First Troop Philadelphia City Cavalry known widely as the First City Troop, was originally organized as the Light Horse of the City of Philadelphia at a meeting conducted at Carpen­ters’ Hall on November 17, 1774. A purely volunteer cavalry troop, it is the oldest mounted military unit in the country’s history.

The founders – mostly individuals of conspicuous prominence engaged in commerce such as shipping, importing, and trading – voted to equip and support themselves at their own expense and to offer their services to the Continental Congress. Members were drawn from a number of prestigious social organizations of the day, including the Fishing Company of the State in Schuylkill, the St. Andrew’s Society of Philadelphia, the Friendly Sons of Saint Patrick, the Society of the Sons of St. George, and the Gloucester Fox Hunting Club.

To prepare for active duty, the cavalry drilled at five o’clock in the morning and again at five o’clock in the afternoon several times a week. The unit saw active duty during the American Revolution, escorting General George Washington to distant points in the colonies, capturing Hessians during the Battle of Trenton, and assisting Washington rout three British regiments during the Battle of Princeton. The troop took part in the Battle of Brandywine in September 1777 and in the Battle of German­town the following month. Members last served President Washington by participating in a funeral pageant “at the State House for the purpose of paying the sad tribute of veneration to the remains of their late Commander in Chief.”

At the time of the American Revolution, there was no common flag in use by any of the colonies. Not long after news of the Battle of Lexington reached Philadelphia, Abraham Markoe, the unit’s first captain, commissioned a standard that he presented to the troop in summer 1775. Modified the following year to reflect the nation’s independence, thirteen alternate stripes of dark and light hues were superimposed over the original British “union jack” device to disassociate it from England and emphasize the significance of the original thirteen colonies.
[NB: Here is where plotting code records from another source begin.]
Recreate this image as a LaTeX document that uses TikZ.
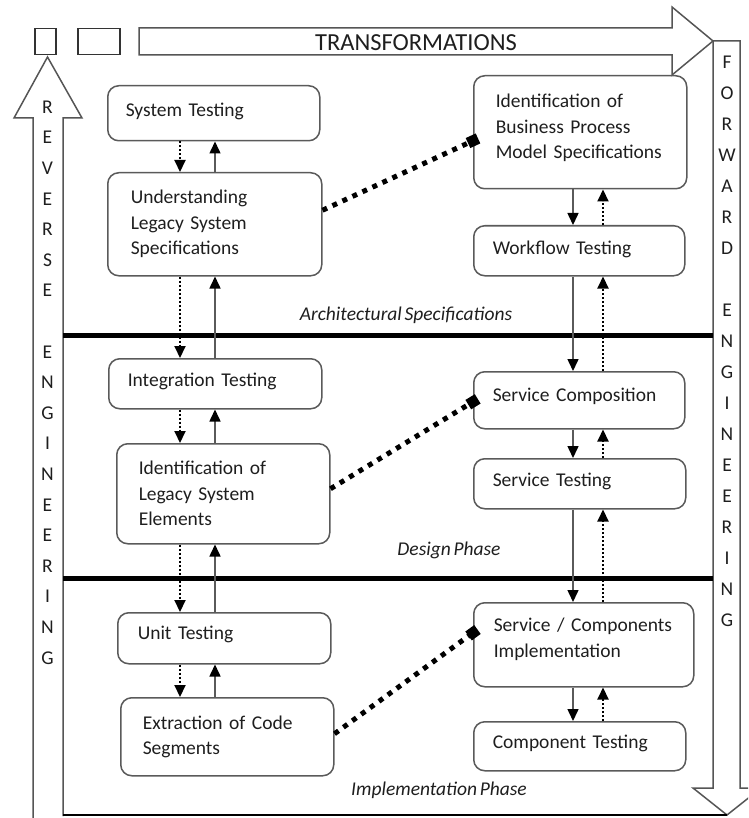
\documentclass[tikz,border=0pt]{standalone}
\usepackage{fontspec}
\setmainfont[WordSpace=0.6]{Carlito}
\usetikzlibrary{arrows.meta}
\definecolor{edge}{HTML}{5A5A5A}
\definecolor{ink}{HTML}{1E1E1E}
\definecolor{outline}{HTML}{555555}

\begin{document}
\begin{tikzpicture}[x=1pt,y=-1pt,
  box/.style={draw=edge, line width=1.5pt, rounded corners=11pt, anchor=north west,
    align=left, inner xsep=0pt, inner ysep=0pt, text=ink,
    font=\fontsize{19.5}{25.5}\selectfont},
  sz/.style n args={3}{minimum width=#1, minimum height=#2, text width=#3},
  letter/.style={text=ink, font=\fontsize{19.5}{22}\selectfont, inner sep=0pt},
  phase/.style={text=ink, font=\fontsize{19.5}{22}\selectfont\itshape, inner sep=0pt},
  tip/.style={-{Triangle[length=12pt,width=11pt,color=black]}},
  solidarrow/.style={tip, draw=edge, line width=1.5pt},
  dotarrow/.style={tip, draw=black, line width=2pt, dash pattern=on 2pt off 2pt},
  link/.style={draw=black, line width=5pt, dash pattern=on 5pt off 6pt,
    -{Square[length=11pt,width=11pt]}, shorten >=-5.5pt},
  bigarrow/.style={draw=outline, line width=1.5pt, line join=miter},
  divider/.style={draw=black, line width=5pt}]

\useasboundingbox (0,0) rectangle (748,818);
\clip (0,0) rectangle (748,818);

% top-left marker boxes
\node[draw=black!80, line width=1.5pt, minimum width=21pt, minimum height=26pt,
  inner sep=0pt, anchor=north west] (m1) at (34,28) {};
\node[draw=black!80, line width=1.5pt, minimum width=42pt, minimum height=26pt,
  inner sep=0pt, anchor=north west] (m2) at (77,28) {};

% transformations arrow
\draw[bigarrow] (139,28) -- (672,28) -- (672,7) -- (713,41) -- (672,75)
  -- (672,55) -- (139,55) -- cycle;
\node[text=ink, font=\fontsize{24.5}{28}\selectfont, inner sep=0pt] (trans) at (416,43) {TRANSFORMATIONS};

% reverse engineering arrow (its right edge bounds the frame)
\draw[bigarrow] (33,830) -- (33,118) -- (14,118) -- (47.5,57) -- (82,118)
  -- (63,118) -- (63,816);
\foreach \l [count=\i from 0] in {R,E,V,E,R,S,E}
  \node[letter] (rev\i) at (47.5,107+\i*30.6) {\l};
\foreach \l [count=\i from 8] in {E,N,G,I,N,E,E,R,I,N,G}
  \node[letter] (reng\i) at (47.5,107+\i*30.6) {\l};

% forward engineering arrow
\draw[bigarrow] (713,41) -- (740,41) -- (740,788) -- (761,788) -- (727,815)
  -- (693,788) -- (713,788) -- cycle;
\foreach \l [count=\i from 0] in {F,O,R,W,A,R,D}
  \node[letter] (fwd\i) at (727,62+\i*31) {\l};
\foreach \l [count=\i from 8] in {E,N,G,I,N,E,E,R,I,N,G}
  \node[letter] (feng\i) at (727,62+\i*31) {\l};

% phase dividers and base line
\draw[divider] (63,335) -- (713,335);
\draw[divider] (63,578) -- (713,578);
\draw[draw=black, line width=2.5pt] (63,815) -- (727,815);

% phase labels
\node[phase] (arch) at (406,315) {Architectural Specifications};
\node[phase] (design) at (449,550) {Design Phase};
\node[phase] (impl) at (439,790) {Implementation Phase};

% reverse engineering column
\node[box, sz={212pt}{55pt}{176pt}, text depth=7.5pt] (st) at (107,85) {System Testing};
\node[box, sz={214pt}{103pt}{168pt}] (uls) at (107,172)
  {Understanding\\Legacy System\\Specifications};
\node[box, sz={213pt}{50pt}{175pt}, text depth=8.5pt] (it) at (108,358) {Integration Testing};
\node[box, sz={213pt}{100pt}{169pt}] (lse) at (116,443)
  {Identification of\\Legacy System\\Elements};
\node[box, sz={213pt}{51pt}{173pt}, text depth=10.5pt] (ut) at (117,612) {Unit Testing};
\node[box, sz={213pt}{78pt}{169pt}] (ecs) at (120,697)
  {Extraction of Code\\Segments};

% forward engineering column
\node[box, sz={213pt}{113pt}{169pt}, text depth=62.5pt] (bp) at (473,75)
  {Identification of\\Business Process\\Model Specifications};
\node[box, sz={211pt}{50pt}{173pt}, text depth=6.5pt] (wt) at (473,225) {Workflow Testing};
\node[box, sz={211pt}{57pt}{173pt}, text depth=11pt] (sc) at (473,371) {Service Composition};
\node[box, sz={212pt}{50pt}{174pt}, text depth=8.5pt] (stt) at (473,458) {Service Testing};
\node[box, sz={220pt}{84pt}{180pt}, text depth=40pt] (sci) at (473,602)
  {Service / Components\\Implementation};
\node[box, sz={212pt}{49pt}{174pt}, text depth=8.5pt] (ct) at (473,721) {Component Testing};

% connector columns
\coordinate (L1) at (180,0);
\coordinate (L2) at (215,0);
\coordinate (R1) at (573,0);
\coordinate (R2) at (603,0);

\foreach \a/\b in {st/uls, uls/it, it/lse, lse/ut, ut/ecs} {
  \draw[dotarrow] (\a.south -| L1) -- (\b.north -| L1);
  \draw[solidarrow] (\b.north -| L2) -- (\a.south -| L2);
}
\foreach \a/\b in {bp/wt, wt/sc, sc/stt, stt/sci, sci/ct} {
  \draw[solidarrow] (\a.south -| R1) -- (\b.north -| R1);
  \draw[dotarrow] (\b.north -| R2) -- (\a.south -| R2);
}

% links between the two columns
\draw[link] ([yshift=14pt]uls.east) -- ([yshift=-8.5pt]bp.west);
\draw[link] ([yshift=5pt]lse.east) -- ([yshift=-1.5pt]sc.west);
\draw[link] ([yshift=3pt]ecs.east) -- ([yshift=12pt]sci.west);

\end{tikzpicture}
\end{document}
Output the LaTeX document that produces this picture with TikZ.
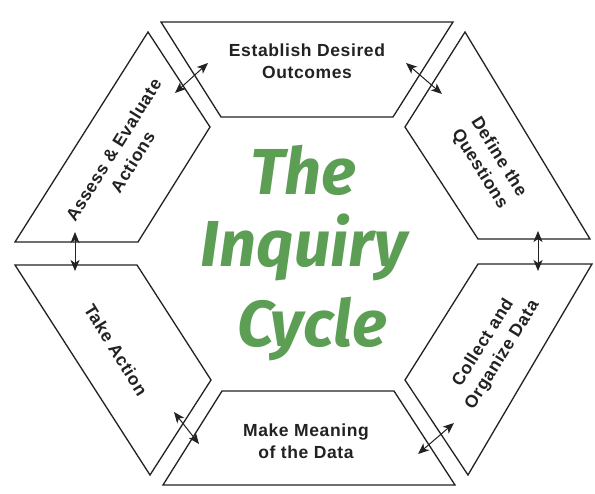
\documentclass[tikz,border=0pt]{standalone}
\usepackage{fontspec}
\setmainfont{Liberation Sans}
\newfontfamily\lblfont{Liberation Sans}[LetterSpace=3.5]
\newfontfamily\titlefont{Fira Sans}
\usetikzlibrary{arrows.meta}
\definecolor{inkgreen}{HTML}{5C9E54}
\definecolor{ink}{HTML}{222222}
\begin{document}
\begin{tikzpicture}[x=1pt,y=-1pt,
  seg/.style={draw=ink,line width=1.3pt,line join=miter},
  link/.style={draw=ink,line width=1pt,{Stealth[length=11pt,width=9pt,inset=3pt]}-{Stealth[length=11pt,width=9pt,inset=3pt]}},
  lbl/.style={text=ink,font=\lblfont\fontsize{17.5}{22.5}\selectfont\bfseries,align=center,inner sep=0pt},
  ttl/.style={text=inkgreen,font=\titlefont\fontsize{65}{76}\selectfont\bfseries\itshape,inner sep=0pt,anchor=base}]
\path[fill=white] (0,0) rectangle (595,494);
\useasboundingbox (0,0) rectangle (595,494);
% segments of the cycle
\draw[seg] (161,22) -- (453,22) -- (393,117) -- (221,117) -- cycle;
\draw[seg] (465,32) -- (590,239) -- (478,239) -- (405,127) -- cycle;
\draw[seg] (592,264) -- (468,475) -- (405,380) -- (478,264) -- cycle;
\draw[seg] (455,485) -- (163,485) -- (222,391) -- (394,391) -- cycle;
\draw[seg] (150,475) -- (15,265) -- (137,265) -- (211,380) -- cycle;
\draw[seg] (15,242) -- (148,32) -- (210,127) -- (138,242) -- cycle;
% labels
\node[lbl] (establish) at (307,61) {Establish Desired\\Outcomes};
\node[lbl] (meaning) at (306,441) {Make Meaning\\of the Data};
\node[lbl,rotate=58] (assess) at (123,156) {Assess \& Evaluate\\Actions};
\node[lbl,rotate=-58] (define) at (489,163) {Define the\\Questions};
\node[lbl,rotate=-58] (takeaction) at (116,350) {Take Action};
\node[lbl,rotate=58] (collect) at (493,349) {Collect and\\Organize Data};
% title
\node[ttl] (t1) at (303,195) {The};
\node[ttl] (t2) at (304,267) {Inquiry};
\node[ttl] (t3) at (312,347) {Cycle};
% arrow ends
\coordinate (a1) at (175,93);  \coordinate (a2) at (208,63);
\coordinate (b1) at (406,63);  \coordinate (b2) at (442,94);
\coordinate (c1) at (538,231); \coordinate (c2) at (538,271);
\coordinate (d1) at (454,423); \coordinate (d2) at (418,454);
\coordinate (e1) at (174,412); \coordinate (e2) at (199,444);
\coordinate (f1) at (75,232);  \coordinate (f2) at (75,271);
\draw[link] (a1) -- (a2);
\draw[link] (b1) -- (b2);
\draw[link] (c1) -- (c2);
\draw[link] (d1) -- (d2);
\draw[link] (e1) -- (e2);
\draw[link] (f1) -- (f2);
\end{tikzpicture}
\end{document}
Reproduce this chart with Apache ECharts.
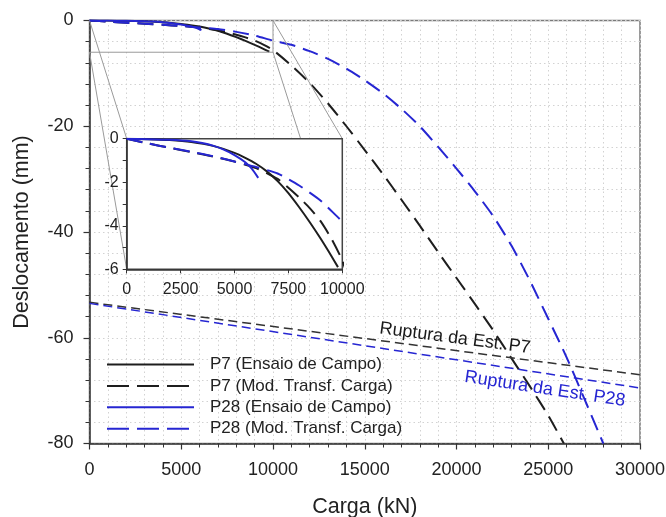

Many historians cite the Markoe Standard as the progenitor of the Flag of the United States.

Troops carried the flag into battle during the Revolutionary War and in parades until about 1830, when they retired it for safekeeping. Today, the standard is the centerpiece of the First Troop Philadelphia City Cavalry Museum, housed in the unit’s armory. Museum galleries exhibit a spectacular collection of portraits, military accouterments and decorations, uniforms, equipment, and memorabilia, from the late eighteenth century to the present. The museum is open free to the public by advance arrangements.